**Supplied data:**
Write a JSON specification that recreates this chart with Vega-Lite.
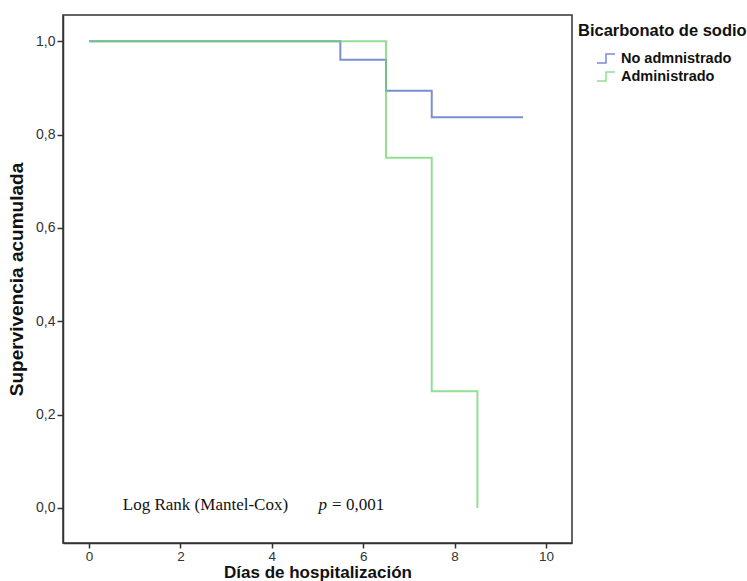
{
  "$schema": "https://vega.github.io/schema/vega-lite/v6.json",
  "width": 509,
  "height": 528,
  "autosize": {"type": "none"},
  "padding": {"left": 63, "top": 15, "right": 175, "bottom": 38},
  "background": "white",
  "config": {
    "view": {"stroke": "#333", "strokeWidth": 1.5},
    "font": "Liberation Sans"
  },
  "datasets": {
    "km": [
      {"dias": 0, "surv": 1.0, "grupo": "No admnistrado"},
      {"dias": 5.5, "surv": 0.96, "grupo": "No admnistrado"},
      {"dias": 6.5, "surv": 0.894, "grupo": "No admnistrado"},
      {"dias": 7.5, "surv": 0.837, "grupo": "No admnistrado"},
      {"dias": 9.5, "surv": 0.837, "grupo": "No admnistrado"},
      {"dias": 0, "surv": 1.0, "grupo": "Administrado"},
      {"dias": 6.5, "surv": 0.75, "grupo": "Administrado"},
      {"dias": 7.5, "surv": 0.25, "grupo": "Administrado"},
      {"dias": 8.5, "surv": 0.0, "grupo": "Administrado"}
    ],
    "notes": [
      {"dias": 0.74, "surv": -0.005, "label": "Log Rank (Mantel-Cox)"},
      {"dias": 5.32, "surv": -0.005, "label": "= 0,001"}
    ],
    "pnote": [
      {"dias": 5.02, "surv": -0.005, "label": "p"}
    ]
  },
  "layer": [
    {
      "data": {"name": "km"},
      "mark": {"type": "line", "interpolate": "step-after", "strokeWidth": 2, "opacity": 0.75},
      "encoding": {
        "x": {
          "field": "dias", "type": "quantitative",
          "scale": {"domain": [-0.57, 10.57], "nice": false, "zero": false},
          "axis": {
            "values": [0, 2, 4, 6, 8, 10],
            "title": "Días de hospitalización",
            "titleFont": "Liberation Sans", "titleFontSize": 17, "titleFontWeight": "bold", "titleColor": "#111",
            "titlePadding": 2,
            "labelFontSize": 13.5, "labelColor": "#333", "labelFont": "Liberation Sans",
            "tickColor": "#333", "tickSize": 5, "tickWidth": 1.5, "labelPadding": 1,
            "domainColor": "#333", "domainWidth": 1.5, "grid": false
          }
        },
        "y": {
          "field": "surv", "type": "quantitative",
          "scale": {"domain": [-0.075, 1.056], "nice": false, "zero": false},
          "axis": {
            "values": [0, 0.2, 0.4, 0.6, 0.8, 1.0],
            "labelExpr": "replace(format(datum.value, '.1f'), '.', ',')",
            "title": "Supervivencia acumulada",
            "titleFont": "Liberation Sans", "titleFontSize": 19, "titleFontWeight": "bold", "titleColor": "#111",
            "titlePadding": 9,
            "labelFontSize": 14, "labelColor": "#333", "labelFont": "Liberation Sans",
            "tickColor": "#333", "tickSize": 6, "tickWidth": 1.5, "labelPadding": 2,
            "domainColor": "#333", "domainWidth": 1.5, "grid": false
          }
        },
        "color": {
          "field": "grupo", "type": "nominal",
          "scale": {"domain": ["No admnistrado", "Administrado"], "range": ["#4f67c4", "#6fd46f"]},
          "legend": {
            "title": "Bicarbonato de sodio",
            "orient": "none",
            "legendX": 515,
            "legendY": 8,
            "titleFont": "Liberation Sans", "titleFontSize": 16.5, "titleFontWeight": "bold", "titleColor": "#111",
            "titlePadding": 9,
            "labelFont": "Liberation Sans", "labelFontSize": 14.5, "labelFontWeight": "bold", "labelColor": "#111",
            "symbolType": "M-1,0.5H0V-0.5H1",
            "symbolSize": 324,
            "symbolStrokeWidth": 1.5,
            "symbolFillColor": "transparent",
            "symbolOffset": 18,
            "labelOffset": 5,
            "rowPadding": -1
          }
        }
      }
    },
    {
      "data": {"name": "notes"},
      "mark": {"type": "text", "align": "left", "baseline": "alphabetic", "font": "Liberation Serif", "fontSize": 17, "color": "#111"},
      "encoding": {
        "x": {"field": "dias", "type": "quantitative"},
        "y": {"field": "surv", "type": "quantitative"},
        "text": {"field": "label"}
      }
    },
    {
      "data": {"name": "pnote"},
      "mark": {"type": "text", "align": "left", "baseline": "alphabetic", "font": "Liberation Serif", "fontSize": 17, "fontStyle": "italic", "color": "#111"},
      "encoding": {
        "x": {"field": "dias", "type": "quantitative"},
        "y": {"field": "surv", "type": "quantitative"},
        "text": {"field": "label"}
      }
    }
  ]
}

**Your objective:** Reproduce the listing word for word and omit its pictures.

**Result of this exercise:**
Write a JSON specification that recreates this chart with Vega-Lite.
{
  "$schema": "https://vega.github.io/schema/vega-lite/v6.json",
  "width": 509,
  "height": 528,
  "autosize": {"type": "none"},
  "padding": {"left": 63, "top": 15, "right": 175, "bottom": 38},
  "background": "white",
  "config": {
    "view": {"stroke": "#333", "strokeWidth": 1.5},
    "font": "Liberation Sans"
  },
  "datasets": {
    "km": [
      {"dias": 0, "surv": 1.0, "grupo": "No admnistrado"},
      {"dias": 5.5, "surv": 0.96, "grupo": "No admnistrado"},
      {"dias": 6.5, "surv": 0.894, "grupo": "No admnistrado"},
      {"dias": 7.5, "surv": 0.837, "grupo": "No admnistrado"},
      {"dias": 9.5, "surv": 0.837, "grupo": "No admnistrado"},
      {"dias": 0, "surv": 1.0, "grupo": "Administrado"},
      {"dias": 6.5, "surv": 0.75, "grupo": "Administrado"},
      {"dias": 7.5, "surv": 0.25, "grupo": "Administrado"},
      {"dias": 8.5, "surv": 0.0, "grupo": "Administrado"}
    ],
    "notes": [
      {"dias": 0.74, "surv": -0.005, "label": "Log Rank (Mantel-Cox)"},
      {"dias": 5.32, "surv": -0.005, "label": "= 0,001"}
    ],
    "pnote": [
      {"dias": 5.02, "surv": -0.005, "label": "p"}
    ]
  },
  "layer": [
    {
      "data": {"name": "km"},
      "mark": {"type": "line", "interpolate": "step-after", "strokeWidth": 2, "opacity": 0.75},
      "encoding": {
        "x": {
          "field": "dias", "type": "quantitative",
          "scale": {"domain": [-0.57, 10.57], "nice": false, "zero": false},
          "axis": {
            "values": [0, 2, 4, 6, 8, 10],
            "title": "Días de hospitalización",
            "titleFont": "Liberation Sans", "titleFontSize": 17, "titleFontWeight": "bold", "titleColor": "#111",
            "titlePadding": 2,
            "labelFontSize": 13.5, "labelColor": "#333", "labelFont": "Liberation Sans",
            "tickColor": "#333", "tickSize": 5, "tickWidth": 1.5, "labelPadding": 1,
            "domainColor": "#333", "domainWidth": 1.5, "grid": false
          }
        },
        "y": {
          "field": "surv", "type": "quantitative",
          "scale": {"domain": [-0.075, 1.056], "nice": false, "zero": false},
          "axis": {
            "values": [0, 0.2, 0.4, 0.6, 0.8, 1.0],
            "labelExpr": "replace(format(datum.value, '.1f'), '.', ',')",
            "title": "Supervivencia acumulada",
            "titleFont": "Liberation Sans", "titleFontSize": 19, "titleFontWeight": "bold", "titleColor": "#111",
            "titlePadding": 9,
            "labelFontSize": 14, "labelColor": "#333", "labelFont": "Liberation Sans",
            "tickColor": "#333", "tickSize": 6, "tickWidth": 1.5, "labelPadding": 2,
            "domainColor": "#333", "domainWidth": 1.5, "grid": false
          }
        },
        "color": {
          "field": "grupo", "type": "nominal",
          "scale": {"domain": ["No admnistrado", "Administrado"], "range": ["#4f67c4", "#6fd46f"]},
          "legend": {
            "title": "Bicarbonato de sodio",
            "orient": "none",
            "legendX": 515,
            "legendY": 8,
            "titleFont": "Liberation Sans", "titleFontSize": 16.5, "titleFontWeight": "bold", "titleColor": "#111",
            "titlePadding": 9,
            "labelFont": "Liberation Sans", "labelFontSize": 14.5, "labelFontWeight": "bold", "labelColor": "#111",
            "symbolType": "M-1,0.5H0V-0.5H1",
            "symbolSize": 324,
            "symbolStrokeWidth": 1.5,
            "symbolFillColor": "transparent",
            "symbolOffset": 18,
            "labelOffset": 5,
            "rowPadding": -1
          }
        }
      }
    },
    {
      "data": {"name": "notes"},
      "mark": {"type": "text", "align": "left", "baseline": "alphabetic", "font": "Liberation Serif", "fontSize": 17, "color": "#111"},
      "encoding": {
        "x": {"field": "dias", "type": "quantitative"},
        "y": {"field": "surv", "type": "quantitative"},
        "text": {"field": "label"}
      }
    },
    {
      "data": {"name": "pnote"},
      "mark": {"type": "text", "align": "left", "baseline": "alphabetic", "font": "Liberation Serif", "fontSize": 17, "fontStyle": "italic", "color": "#111"},
      "encoding": {
        "x": {"field": "dias", "type": "quantitative"},
        "y": {"field": "surv", "type": "quantitative"},
        "text": {"field": "label"}
      }
    }
  ]
}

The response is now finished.